Está claro que un altísimo porcentaje de los colombianos habilitados para votar no conocen el valor del voto ni entienden la importancia de participar en los procesos electorales. Ésta es una consecuencia de la carencia de formación en valores cívicos y democráticos. Resulta ridículo y vergonzoso, por ejemplo, que en la Costa Atlántica vote más gente para escoger a una coterránea como ganadora de un "reality show" que para elegir a los alcaldes y gobernadores de su región o llevar a cabo las apremiantes reformas políticas contenidas en el referendo.

Esto demuestra una vez más que, como sucede con la población de los estratos sociales más bajos en la mayor parte del país, los costeños sólo votan cuando les obsequian dinero, una botella de ron o un plato de sancocho de bocachico. Como era de esperarse, los políticos corruptos no compraron votos por el referendo —en efectivo o especie—, por la sencilla razón de que las reformas políticas amenazaban su imperio de corrupción.
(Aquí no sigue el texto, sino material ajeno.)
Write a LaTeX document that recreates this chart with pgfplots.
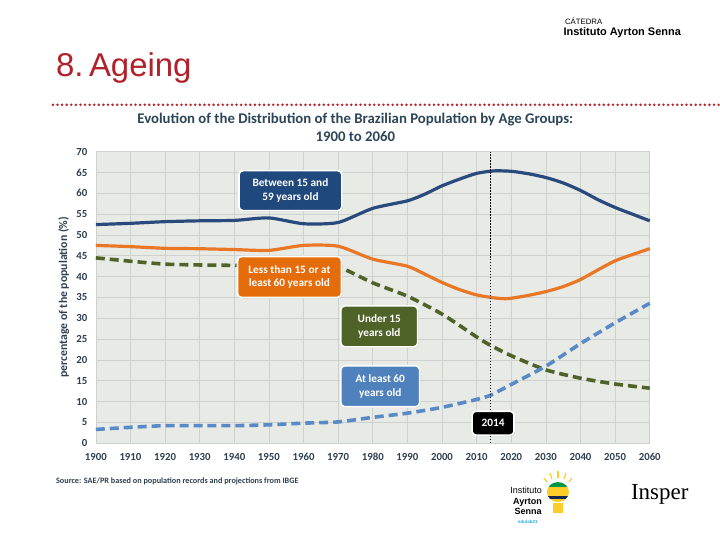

Pero al día siguiente volvieron a las andadas: en muchos municipios y departamentos resultaron elegidos con votos comprados los candidatos apoyados por los mismos politiqueros y clientelistas de siempre.
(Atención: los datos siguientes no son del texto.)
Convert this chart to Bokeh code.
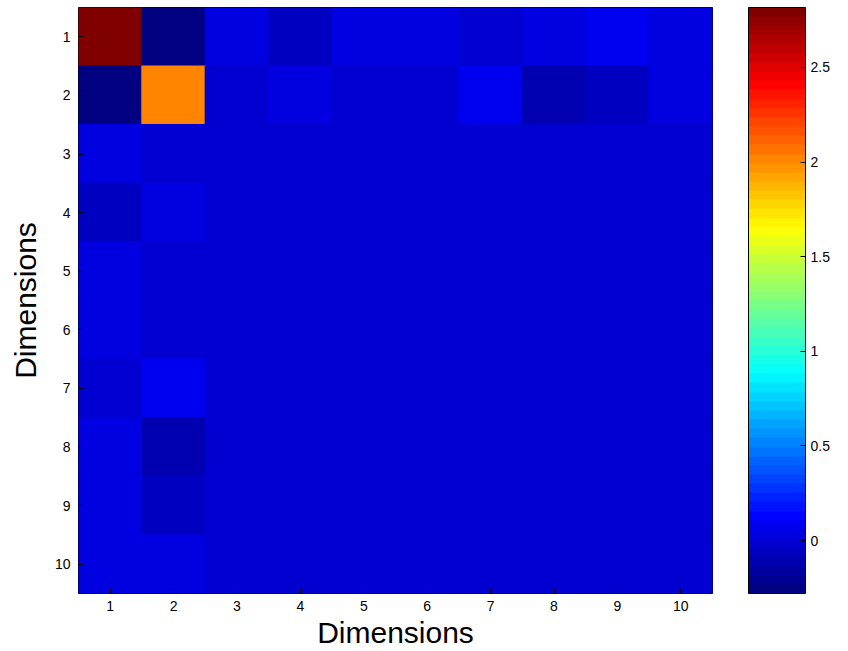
import numpy as np
from bokeh.plotting import figure
from bokeh.models import ColumnDataSource, LinearColorMapper, ColorBar, FixedTicker, NumeralTickFormatter
from bokeh.transform import transform
from bokeh.embed import file_html
from bokeh.resources import INLINE

dims = list(range(1, 11))
row1 = [2.817, -0.26, 0.04, -0.04, 0.03, 0.03, -0.02, 0.03, 0.06, 0.02]
row2 = [-0.28, 2.04, -0.02, 0.05, 0.01, 0.01, 0.08, -0.09, -0.06, 0.02]
row3 = [0.02, -0.03, 0.0, 0.0, 0.0, 0.0, 0.0, 0.0, 0.0, 0.0]
row4 = [-0.07, 0.04, 0.0, 0.0, 0.0, 0.0, 0.0, 0.0, 0.0, 0.0]
row5 = [0.03, 0.0, 0.0, 0.0, 0.0, 0.0, 0.0, 0.0, 0.0, 0.0]
row6 = [0.03, 0.0, 0.0, 0.0, 0.0, 0.0, 0.0, 0.0, 0.0, 0.0]
row7 = [-0.02, 0.08, 0.0, 0.0, 0.0, 0.0, 0.0, 0.0, 0.0, 0.0]
row8 = [0.03, -0.12, 0.0, 0.0, 0.0, 0.0, 0.0, 0.0, 0.0, 0.0]
row9 = [0.04, -0.06, 0.0, 0.0, 0.0, 0.0, 0.0, 0.0, 0.0, 0.0]
row10 = [0.03, 0.03, 0.0, 0.0, 0.0, 0.0, 0.0, 0.0, 0.0, 0.0]
rows = [row1, row2, row3, row4, row5, row6, row7, row8, row9, row10]
cbar_ticks = [0, 0.5, 1, 1.5, 2, 2.5]

# MATLAB jet colormap (64 levels)
def jet(n=64):
    out = []
    for k in range(n):
        x = k / (n - 1)
        r = min(max(1.5 - abs(4 * x - 3), 0), 1)
        g = min(max(1.5 - abs(4 * x - 2), 0), 1)
        b = min(max(1.5 - abs(4 * x - 1), 0), 1)
        out.append("#%02x%02x%02x" % (int(round(r * 255)), int(round(g * 255)), int(round(b * 255))))
    return out

palette = jet(64)

xs, ys, vs = [], [], []
for i, r in enumerate(rows):
    for j, v in enumerate(r):
        xs.append(dims[j]); ys.append(dims[i]); vs.append(v)
src = ColumnDataSource(dict(x=xs, y=ys, v=vs))

vmin = min(vs); vmax = max(vs)
mapper = LinearColorMapper(palette=palette, low=vmin, high=vmax)

FONT = "Liberation Sans"
p = figure(frame_width=634, frame_height=586, x_range=(0.5, 10.5), y_range=(10.5, 0.5),
           output_backend="svg", toolbar_location=None,
           min_border_left=78, min_border_right=136, min_border_top=7, min_border_bottom=58)
p.rect(x="x", y="y", width=1.02, height=1.02, source=src,
       fill_color=transform("v", mapper), line_color=None)

p.grid.visible = False
p.outline_line_color = "black"
p.outline_line_width = 1
for ax in (p.xaxis[0], p.yaxis[0]):
    ax.ticker = FixedTicker(ticks=dims)
    ax.major_tick_in = 5
    ax.major_tick_out = 0
    ax.minor_tick_line_color = None
    ax.axis_line_color = None
    ax.major_label_text_font = FONT
    ax.major_label_text_font_size = "14px"
    ax.major_label_text_color = "black"
    ax.axis_label_text_font = FONT
    ax.axis_label_text_font_size = "30px"
    ax.axis_label_text_font_style = "normal"
    ax.axis_label_text_color = "black"
p.xaxis.axis_label = "Dimensions"
p.yaxis.axis_label = "Dimensions"
p.xaxis.major_label_standoff = 7
p.yaxis.major_label_standoff = 8
p.xaxis.axis_label_standoff = 2
p.yaxis.axis_label_standoff = 10

cb = ColorBar(color_mapper=mapper, width=57, height=586, padding=0, margin=0,
              location=(36, 0),
              ticker=FixedTicker(ticks=cbar_ticks), formatter=NumeralTickFormatter(format="0.[0]"),
              major_label_text_font=FONT, major_label_text_font_size="14px",
              major_label_text_color="black",
              major_tick_in=5, major_tick_out=0, major_tick_line_color="black",
              bar_line_color="black", border_line_color=None, background_fill_color=None,
              label_standoff=5, scale_alpha=1.0)
p.add_layout(cb, "right")

open("out.html", "w").write(file_html(p, INLINE))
Y, para acabar de completar el triste pero real panorama de nuestra democracia, tres semanas después de las elecciones todavía no se conocen los resultados definitivos. El Consejo Nacional Electoral no ha concluido los escrutinios, y en muchos municipios y varios departamentos no se conoce el nombre de los respectivos alcaldes y gobernadores. Tampoco se sabe si alguna de las preguntas del referendo alcanzó el umbral electoral.

Durante muchos años se ha dicho que en Colombia todo es grave pero nada es serio... Para muestra un botón: la actual crisis de nuestro sistema democrático; es tan grave que resulta poco serio que tantos dirigentes políticos, analistas y periodistas —quienes son los llamados a liderar y apoyar los cambios que el país necesita— se atrevan a cantar victoria y pretendan mantenernos anestesiados con cuentos tan gastados e inútiles como aquel de que la nuestra es la "segunda democracia más antigua de América" y el más reciente de que el fin de semana electoral fue un "triunfo de la democracia".

Los resultados demuestran exactamente lo contrario y, por muy duras que sean las lecciones que nos dan la historia y la democracia, todos estamos obligados a aprenderlas. O seguiremos condenados a repetirlas.